[Date Prev][Date Next][Thread Prev][Thread Next][Date Index][Thread Index]

Re: Fair use / fair dealing - a fantasy?



I respectfully disagree with our moderator over her flat assertion
under #2. The larger question at issue here is the preemption of
state law (governing contracts) by federal copyright law. As it turns
out, on further researching the issue, I find that neither Ann nor I
am right, at least in asserting our conflicting positions confidently
as reflective of judicial reality.

A good discussion of the issue occurs in the authoritative NIMMER ON
COPYRIGHT, sec. 101(B)(1), which begins with the general statement
that "contract-based rights themselves are typically not subject to
preemption," but then goes on to argue that where the subject matter
of the contract coincides with the exclusive rights enumerated in
sec. 106 of the Copyright Act, preemption should be upheld. That is
Nimmer's own view. However, in his discussion of a number of cases,
especially involving shrinkwrap licenses, he shows that a number of
higher-level courts have disagreed with his analysis, notably the 7th
Circuit Court of Appeals in  ProCD v. Zeidenberg (1996), the 1st
Circuit in Bowers v. Baystate Techs. (2003), and the 8th Circuit in
Davidson & Assocs. v. Jung (2005), which all held that breach of
contract negated the fair use defenses of the defendants. Nimmer
cites some other cases tending in the opposite direction, including
one where the opinion was written by Judge Richard Posner. Overall,
though, it seems pretty clear that, like much else in copyright, this
is still a matter that has not reached any final resolution in the
courts, there having been no Supreme Court ruling on it yet.

I would also question Ann's recommendation of a license (under #4)
that gives publishers only nonexclusive rights. Such rights, under
the law, do not entitle the owner of them to sue for infringement.
Hence any publisher accepting such a license would have no legal
ground on which to defend the economic investment in the publications
where such nonexclusively licensed materials appeared. As a
university press director, I would consider it irresponsible to put
my university in a position of not being able to make good on its
economic investment in our journals by thus giving up the right to
contest infringements of the copyright in their contents.


Moderator's note:  I suspect that the correspondents on this
topic are speaking about slightly different things and all are to
that extent correct:

1.  If an author transfers all rights under copyright to a
publisher or anyone else, then s/he has also transferred the
rights of 'distribution,' which then belong to the new owner.

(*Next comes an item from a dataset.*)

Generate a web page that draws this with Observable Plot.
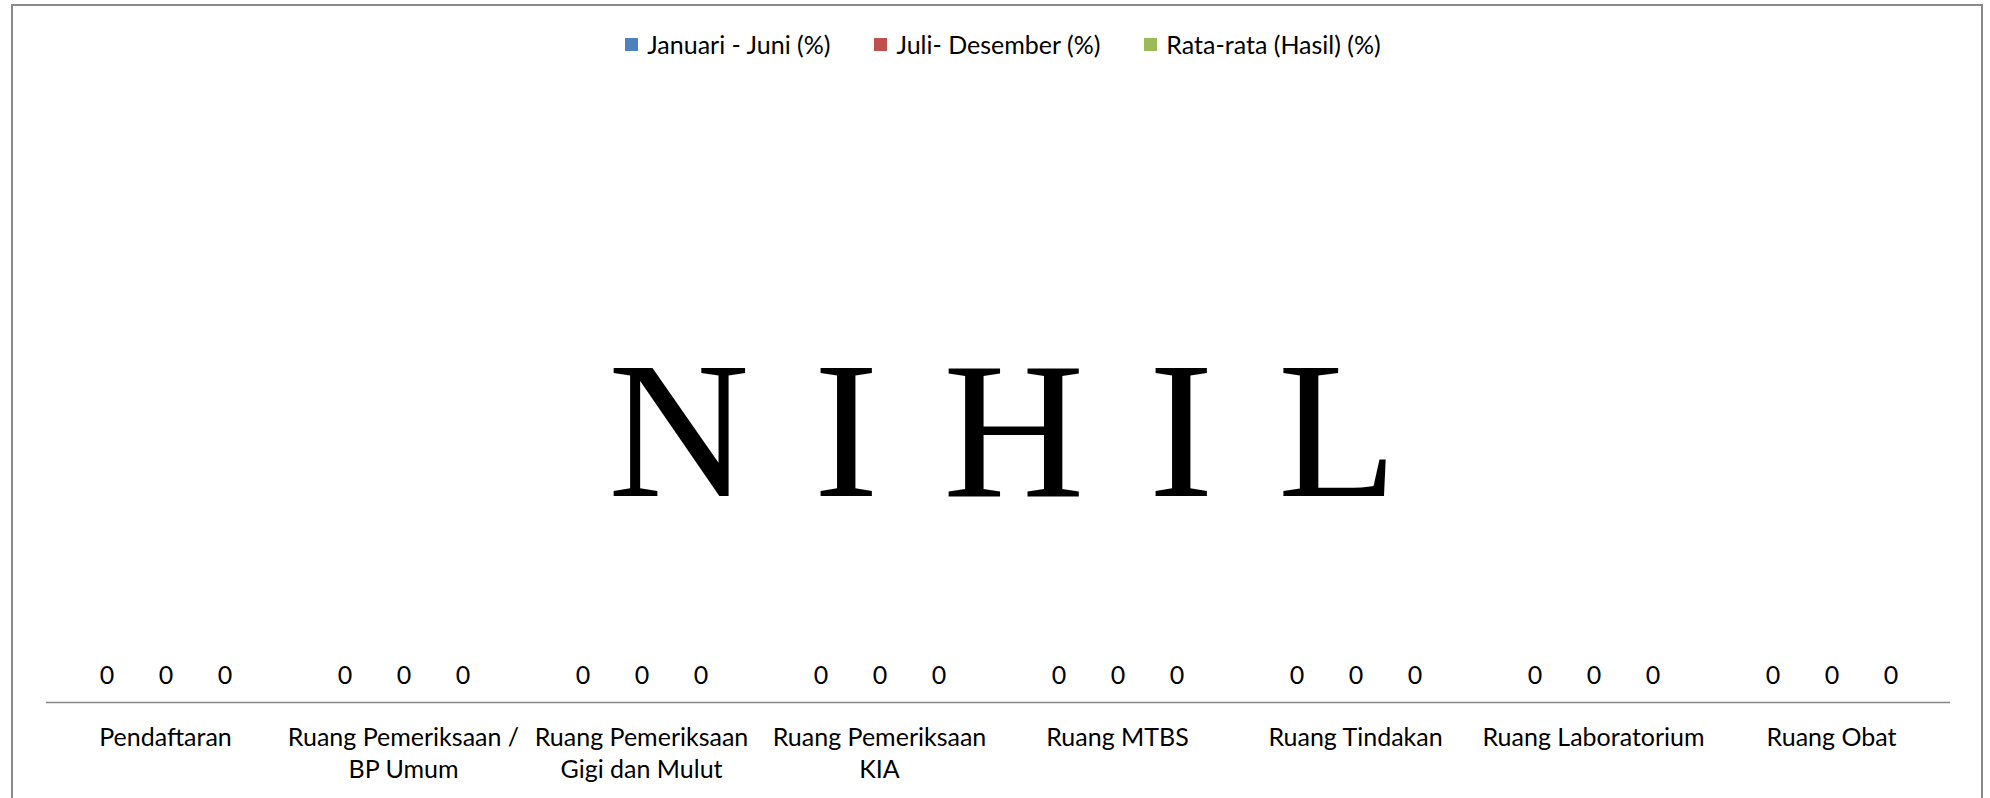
<!DOCTYPE html>
<html>
<head>
<meta charset="utf-8">
<script src="https://cdn.jsdelivr.net/npm/d3@7"></script>
<script src="https://cdn.jsdelivr.net/npm/@observablehq/plot@0.6"></script>
<style>
  html, body { margin: 0; padding: 0; background: #fff; width: 1990px; height: 798px; overflow: hidden; font-family: Lato, "Open Sans", sans-serif; }
  #frame { position: absolute; left: 11px; top: 4px; width: 1972px; height: 1000px; border: 2px solid #8a8a8a; box-sizing: border-box; }
  #legend { position: absolute; left: 8px; top: 0; width: 1990px; height: 88px; display: flex; justify-content: center; align-items: center; font-size: 25px; color: #000; }
  .item { display: flex; align-items: center; margin: 0 22px; }
  .sw { width: 13px; height: 13px; margin-right: 9px; }
  #chart { position: absolute; left: 0; top: 88px; }
  g[font-family="Liberation Serif"] text, text[font-family="Liberation Serif"] { letter-spacing: 7.5px; }
</style>
</head>
<body>
<div id="frame"></div>
<div id="legend"></div>
<div id="chart"></div>
<script>
const categories = ["Pendaftaran", "Ruang Pemeriksaan / BP Umum", "Ruang Pemeriksaan Gigi dan Mulut", "Ruang Pemeriksaan KIA", "Ruang MTBS", "Ruang Tindakan", "Ruang Laboratorium", "Ruang Obat"];
const tickLabels = ["Pendaftaran", "Ruang Pemeriksaan /\nBP Umum", "Ruang Pemeriksaan\nGigi dan Mulut", "Ruang Pemeriksaan\nKIA", "Ruang MTBS", "Ruang Tindakan", "Ruang Laboratorium", "Ruang Obat"];
const seriesNames = ["Januari - Juni (%)", "Juli- Desember (%)", "Rata-rata (Hasil) (%)"];
const janJun = [0, 0, 0, 0, 0, 0, 0, 0];
const julDes = [0, 0, 0, 0, 0, 0, 0, 0];
const rataRata = [0, 0, 0, 0, 0, 0, 0, 0];
const colors = ["#4F81BD", "#C0504D", "#9BBB59"];
const overlayText = ["N I H I L"];

const seriesValues = [janJun, julDes, rataRata];
const rows = [];
categories.forEach((c, i) => {
  seriesNames.forEach((s, j) => rows.push({category: c, series: s, value: seriesValues[j][i]}));
});

// legend
const legend = document.getElementById("legend");
seriesNames.forEach((s, j) => {
  const it = document.createElement("div");
  it.className = "item";
  const sw = document.createElement("div");
  sw.className = "sw";
  sw.style.background = colors[j];
  const t = document.createElement("span");
  t.textContent = s;
  it.appendChild(sw); it.appendChild(t);
  legend.appendChild(it);
});

const chart = Plot.plot({
  width: 1990,
  height: 710,
  marginLeft: 43,
  marginRight: 37,
  marginTop: 76,
  marginBottom: 96,
  style: {fontFamily: "Lato, sans-serif", fontSize: "25px", color: "#000", background: "transparent"},
  fx: {domain: categories, padding: 0},
  x: {domain: seriesNames, paddingInner: 0, paddingOuter: 0.5, axis: null},
  y: {domain: [0, 1], axis: null},
  color: {domain: seriesNames, range: colors},
  marks: [
    Plot.barY(rows, {fx: "category", x: "series", y: "value", fill: "series"}),
    Plot.ruleY([0], {stroke: "#868686", strokeWidth: 1.6}),
    Plot.text(rows, {fx: "category", x: "series", y: "value", text: d => String(d.value), dy: -27, fontSize: 25, fill: "#000"}),
    Plot.axisFx({anchor: "bottom", tickSize: 0, tickPadding: 21, fontSize: 25, lineHeight: 1.28, label: null, fill: "#000",
      tickFormat: c => tickLabels[categories.indexOf(c)]}),
    Plot.text(overlayText, {frameAnchor: "middle", facet: "super", dx: 8, fontSize: 196, fontFamily: "Liberation Serif", fill: "#000", text: d => d})
  ]
});
document.getElementById("chart").appendChild(chart);
</script>
</body>
</html>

2.  The rights of fair use (in the US) remain for all including
the author.

3.  These rights, as we all know, are generally defined in
Section 107 of the US Copyright Act.  And we all know that the
specifics and boundaries of fair use can be particularly in
dispute given new communications technologies.

4.  If the author has signed some other type of agreement, other
than full transfer, then that agreement will govern the rights of
the two parties.  These agreements are changing shape.  (The
LIBLICENSE web site, for example, was the first to mount in 1997
a simple Author License -- to the publisher -- which retains all
copyright rights for the author but gives the publisher the
necessary non-exclusive rights required for publication in a
journal.)

Ann Okerson
Sanford G. Thatcher, Director
Penn State University Press
USB1, Suite C
820 N. University Drive
University Park, PA 16802-1003
e-mail: sgt3@psu.edu
Phone: (814) 865-1327
Fax: (814) 863-1408
http://www.psupress.org

"If a book is worth reading, it is worth buying."-John Ruskin (1865)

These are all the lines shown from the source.